For the second straight year since being hit with a three-scholarship penalty, the Maryland football team increased its Academic Progress Rate score, though the Terrapins still rank among the bottom 10 in the Football Bowl Subdivision.
Since reporting a four-year APR score of 922 for the 2009-10 academic year and being docked three scholarships, Maryland football has increased its score 15 points over the past two years. Its 937 multi-year score for 2011-12 is the program’s highest since 2006-07. Pursuant to his contract, obtained via an open-records request, Coach Randy Edsall will receive a $25,000 bonus for a one-year APR between 940 and 950. The team’s single-year APR for 2011-12 was 948.
APR measures the eligibility and retention of each scholarship student-athlete over a four-year period. This year’s APR scores reflect performances from the academic years of 2008-09 through 2011-12.
“Academic performance is a core value of our athletics department and our student-athletes continue to represent this university with distinction,” Athletic Director Kevin Anderson said in a statement. “Our entire department is dedicated to ensuring our student-athletes achieve their goal of graduating with a Maryland degree. We’re committed to helping our student-athletes build a foundation for a successful life after intercollegiate athletics.”
Altogether, two Maryland teams — men’s cross-country, which was eliminated by the school, and women’s golf — reported APRs of 1,000, equivalent to a 100 percent graduation rate with all athletes staying in good academic standing. Twelve teams saw increases, 11 reported drops and three remained the same. No Maryland team received any penalties related to APR.
To compete in the 2013-14 postseason, teams must compile a four-year APR score of 900 or a two-year average of 930. Starting next year, those numbers increase to a multi-year score of 930 or a two-year average of 940.

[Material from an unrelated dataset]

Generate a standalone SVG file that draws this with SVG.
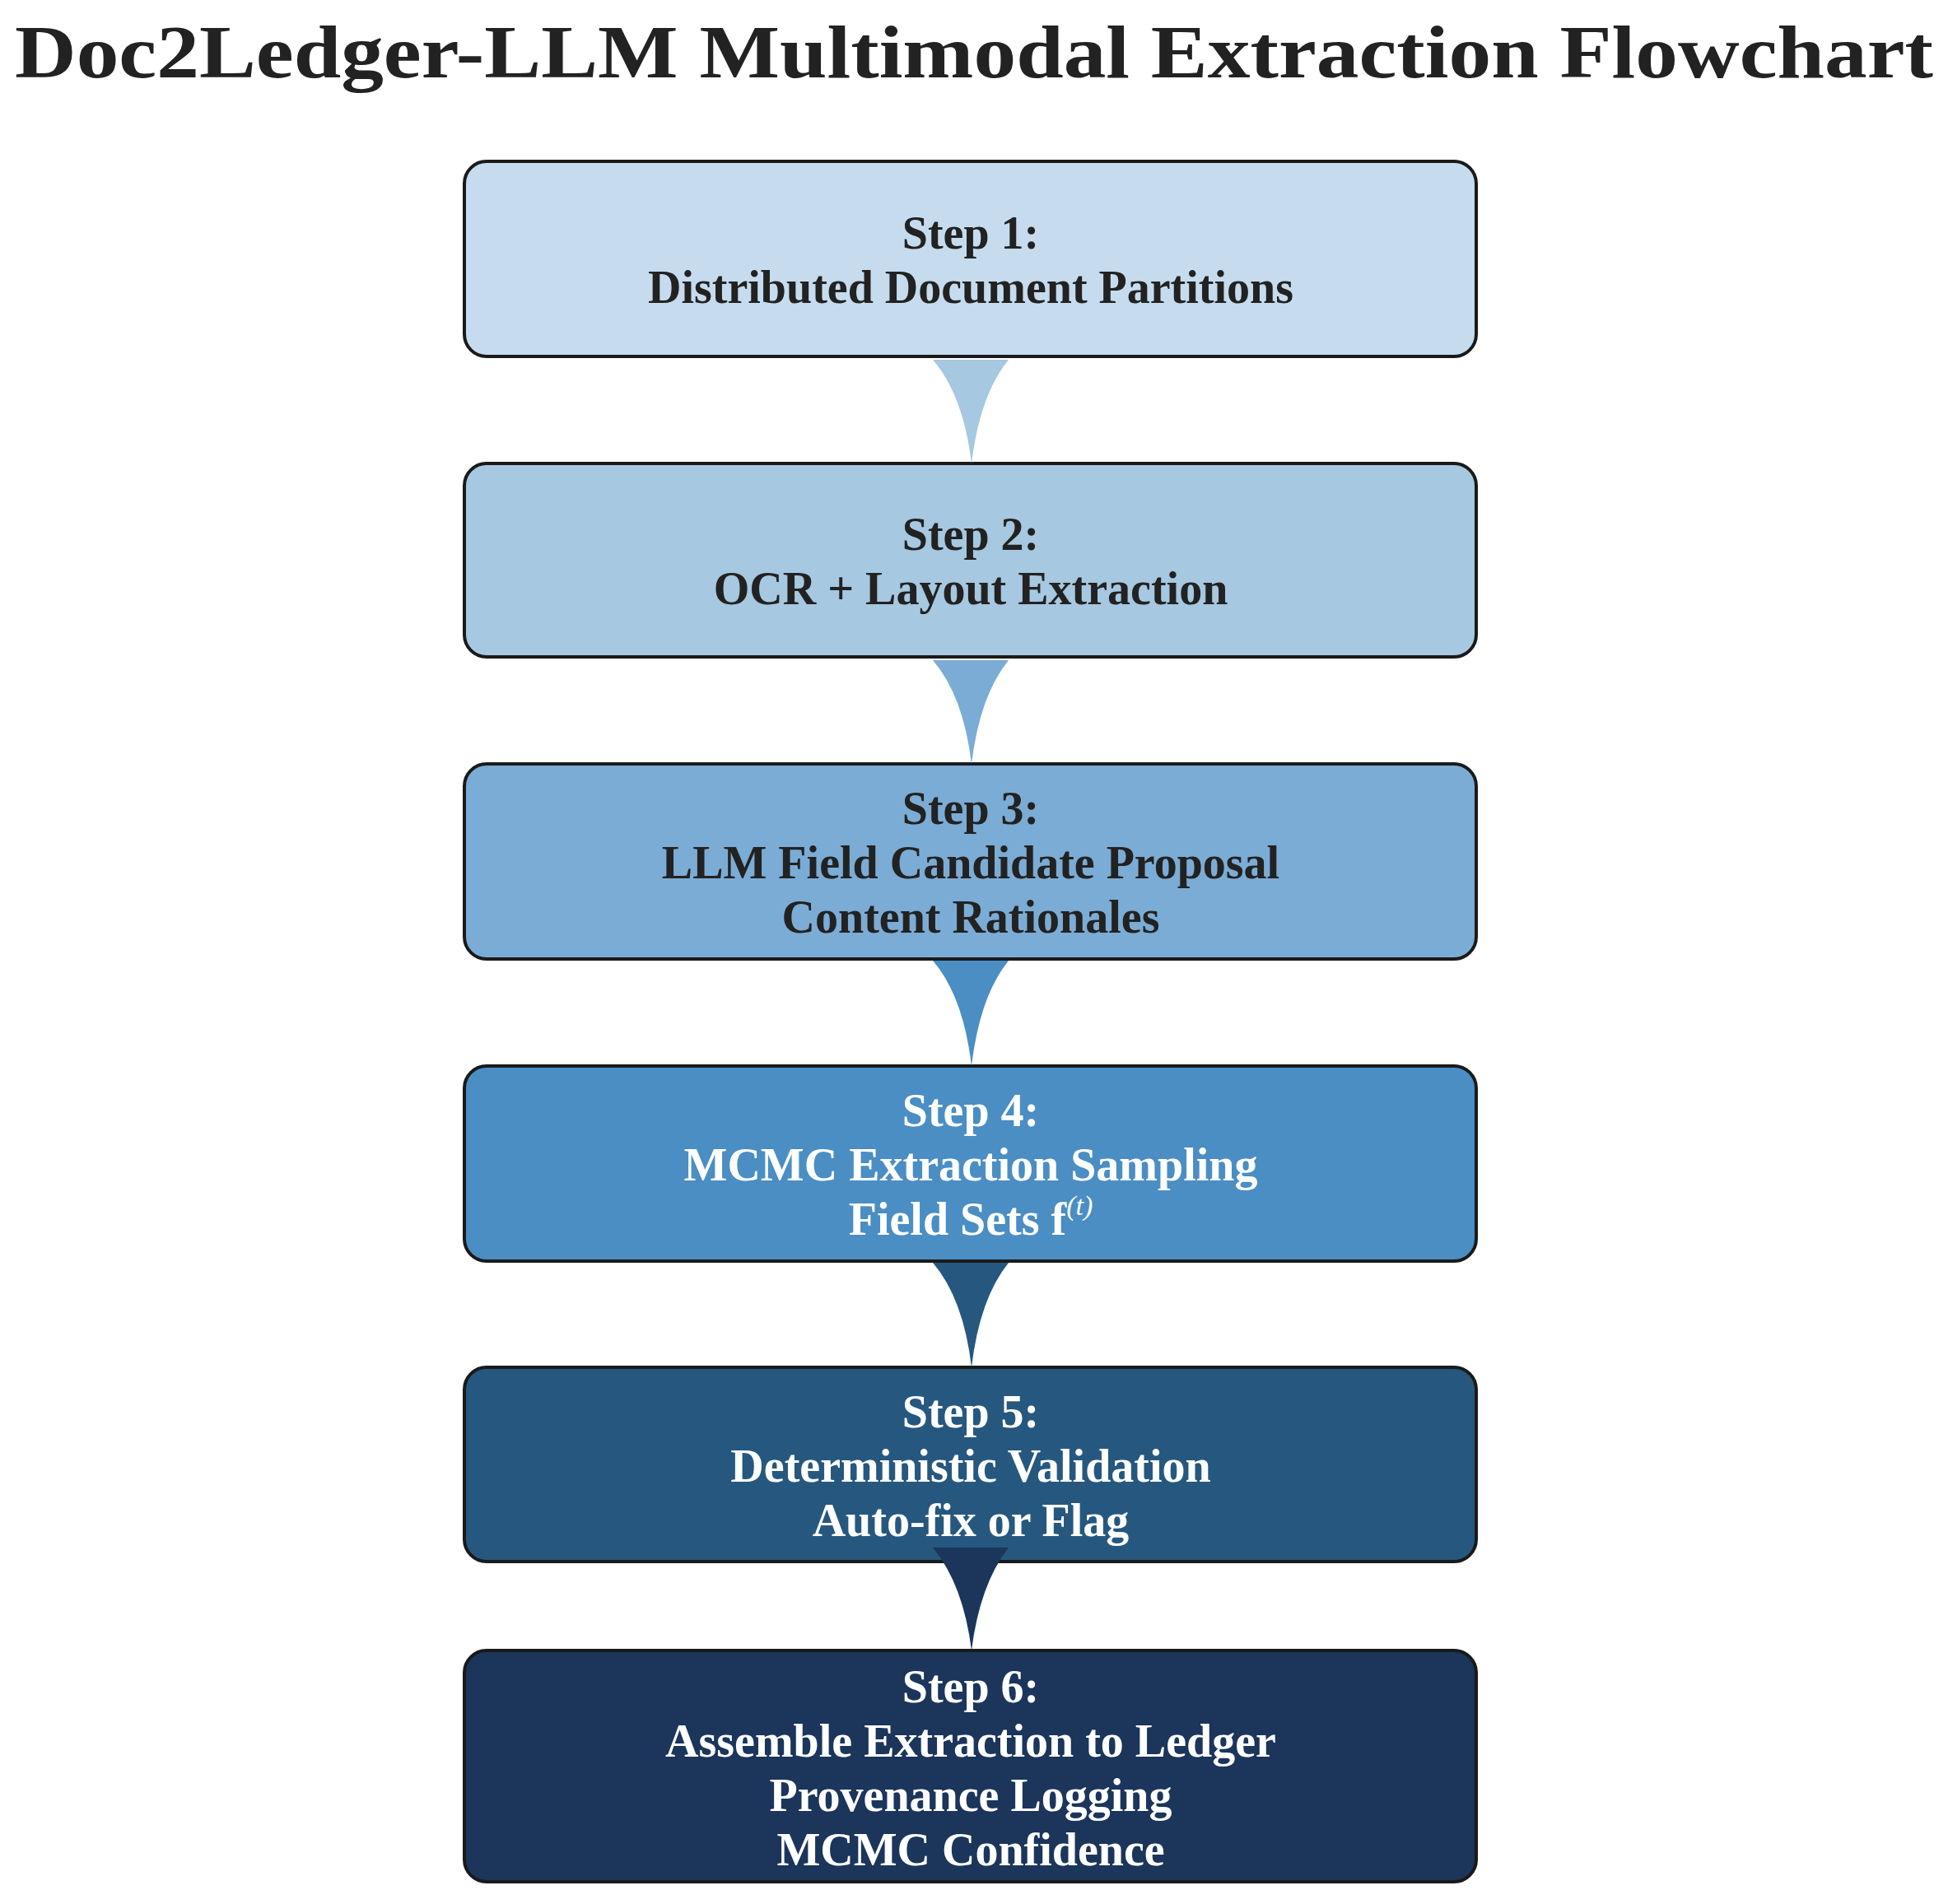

Men’s basketball suffered the biggest hit, dropping 22 APR points to a four-year score of 948 due in large part to the 881 reported for the 2011-12 year, when Coach Mark Turgeon first took over the program and dealt with substantial attrition after his first season. Turgeon will not receive a bonus; his contract awards $50,000 for a perfect APR and $25,000 for an APR between 950 and 999.
Six NCAA men’s basketball programs — Alabama State, Florida International, Grambling State, Mississippi Valley, Arkansas-Pine Bluff and the University of New Orleans — failed to reach the required benchmark, meaning they will be ineligible for next season’s NCAA tournament.
The APR score of the Maryland women’s basketball team dropped six points to 950. Men’s lacrosse increased from 986 to 989 and men’s soccer fell from 974 to 972. As a school, Maryland suffered a net loss of 14 APR points across all sports.
Maryland’s press release did a solid job explaining all this APR calculation business:
In calculating the APR, all student-athletes receiving athletics financial aid are considered “counters” and each semester receive one point for retention/graduation and one point for meeting NCAA and University of Maryland eligibility standards to compete. The maximum number of APR points a student-athlete can earn in an academic year is four (2 in the fall semester and 2 in the spring semester). A team’s APR is the total number of eligibility/retention points earned divided by the maximum number of points possible. This APR number is then multiplied by 1,000. (For example, a team which receives 94 percent of all possible points would have a team APR of 940.)